■ DESCRIPTION OF THE TASK
Copy the data exactly as it appears, and do not include any pictures.

** START OF DATASET EXTRACT **

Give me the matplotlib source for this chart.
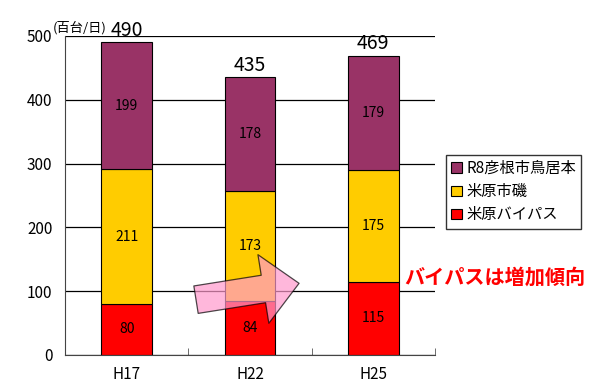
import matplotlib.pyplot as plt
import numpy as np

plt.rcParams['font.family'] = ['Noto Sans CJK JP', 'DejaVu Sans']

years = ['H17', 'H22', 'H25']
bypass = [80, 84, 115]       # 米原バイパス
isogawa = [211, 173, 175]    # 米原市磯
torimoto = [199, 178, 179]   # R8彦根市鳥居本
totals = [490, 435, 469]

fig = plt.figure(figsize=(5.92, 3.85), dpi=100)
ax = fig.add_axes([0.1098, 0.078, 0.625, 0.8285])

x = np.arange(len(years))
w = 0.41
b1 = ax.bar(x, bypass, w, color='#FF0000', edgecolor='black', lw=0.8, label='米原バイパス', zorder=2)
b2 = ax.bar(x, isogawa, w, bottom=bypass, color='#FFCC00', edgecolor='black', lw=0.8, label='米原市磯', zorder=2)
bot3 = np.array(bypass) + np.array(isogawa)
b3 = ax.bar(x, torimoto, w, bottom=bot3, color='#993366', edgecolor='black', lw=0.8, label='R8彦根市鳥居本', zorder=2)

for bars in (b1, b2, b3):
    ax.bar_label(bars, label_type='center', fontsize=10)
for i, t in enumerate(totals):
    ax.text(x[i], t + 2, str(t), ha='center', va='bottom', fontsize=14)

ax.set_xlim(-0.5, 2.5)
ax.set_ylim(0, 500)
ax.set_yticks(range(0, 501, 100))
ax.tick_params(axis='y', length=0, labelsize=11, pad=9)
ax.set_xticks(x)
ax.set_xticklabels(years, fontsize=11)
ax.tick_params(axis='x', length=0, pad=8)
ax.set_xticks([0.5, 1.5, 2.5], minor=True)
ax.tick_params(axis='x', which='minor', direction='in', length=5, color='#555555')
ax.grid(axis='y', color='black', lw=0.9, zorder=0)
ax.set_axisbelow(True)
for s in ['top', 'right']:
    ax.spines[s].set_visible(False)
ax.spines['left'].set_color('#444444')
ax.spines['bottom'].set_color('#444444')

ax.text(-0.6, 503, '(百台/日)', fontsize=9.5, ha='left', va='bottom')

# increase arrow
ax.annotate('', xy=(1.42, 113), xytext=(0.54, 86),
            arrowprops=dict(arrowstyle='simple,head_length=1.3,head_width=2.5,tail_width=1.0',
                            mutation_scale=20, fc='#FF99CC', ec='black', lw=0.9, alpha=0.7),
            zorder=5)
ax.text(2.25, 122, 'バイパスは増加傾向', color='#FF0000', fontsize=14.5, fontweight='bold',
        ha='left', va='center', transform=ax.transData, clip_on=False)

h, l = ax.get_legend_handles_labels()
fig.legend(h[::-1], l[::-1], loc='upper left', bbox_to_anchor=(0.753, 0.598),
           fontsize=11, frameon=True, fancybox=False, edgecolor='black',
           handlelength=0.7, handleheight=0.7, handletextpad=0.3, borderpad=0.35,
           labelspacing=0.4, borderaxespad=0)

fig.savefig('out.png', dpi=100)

** END OF DATASET EXTRACT **

■ FULL ANSWER
Give me the matplotlib source for this chart.
import matplotlib.pyplot as plt
import numpy as np

plt.rcParams['font.family'] = ['Noto Sans CJK JP', 'DejaVu Sans']

years = ['H17', 'H22', 'H25']
bypass = [80, 84, 115]       # 米原バイパス
isogawa = [211, 173, 175]    # 米原市磯
torimoto = [199, 178, 179]   # R8彦根市鳥居本
totals = [490, 435, 469]

fig = plt.figure(figsize=(5.92, 3.85), dpi=100)
ax = fig.add_axes([0.1098, 0.078, 0.625, 0.8285])

x = np.arange(len(years))
w = 0.41
b1 = ax.bar(x, bypass, w, color='#FF0000', edgecolor='black', lw=0.8, label='米原バイパス', zorder=2)
b2 = ax.bar(x, isogawa, w, bottom=bypass, color='#FFCC00', edgecolor='black', lw=0.8, label='米原市磯', zorder=2)
bot3 = np.array(bypass) + np.array(isogawa)
b3 = ax.bar(x, torimoto, w, bottom=bot3, color='#993366', edgecolor='black', lw=0.8, label='R8彦根市鳥居本', zorder=2)

for bars in (b1, b2, b3):
    ax.bar_label(bars, label_type='center', fontsize=10)
for i, t in enumerate(totals):
    ax.text(x[i], t + 2, str(t), ha='center', va='bottom', fontsize=14)

ax.set_xlim(-0.5, 2.5)
ax.set_ylim(0, 500)
ax.set_yticks(range(0, 501, 100))
ax.tick_params(axis='y', length=0, labelsize=11, pad=9)
ax.set_xticks(x)
ax.set_xticklabels(years, fontsize=11)
ax.tick_params(axis='x', length=0, pad=8)
ax.set_xticks([0.5, 1.5, 2.5], minor=True)
ax.tick_params(axis='x', which='minor', direction='in', length=5, color='#555555')
ax.grid(axis='y', color='black', lw=0.9, zorder=0)
ax.set_axisbelow(True)
for s in ['top', 'right']:
    ax.spines[s].set_visible(False)
ax.spines['left'].set_color('#444444')
ax.spines['bottom'].set_color('#444444')

ax.text(-0.6, 503, '(百台/日)', fontsize=9.5, ha='left', va='bottom')

# increase arrow
ax.annotate('', xy=(1.42, 113), xytext=(0.54, 86),
            arrowprops=dict(arrowstyle='simple,head_length=1.3,head_width=2.5,tail_width=1.0',
                            mutation_scale=20, fc='#FF99CC', ec='black', lw=0.9, alpha=0.7),
            zorder=5)
ax.text(2.25, 122, 'バイパスは増加傾向', color='#FF0000', fontsize=14.5, fontweight='bold',
        ha='left', va='center', transform=ax.transData, clip_on=False)

h, l = ax.get_legend_handles_labels()
fig.legend(h[::-1], l[::-1], loc='upper left', bbox_to_anchor=(0.753, 0.598),
           fontsize=11, frameon=True, fancybox=False, edgecolor='black',
           handlelength=0.7, handleheight=0.7, handletextpad=0.3, borderpad=0.35,
           labelspacing=0.4, borderaxespad=0)

fig.savefig('out.png', dpi=100)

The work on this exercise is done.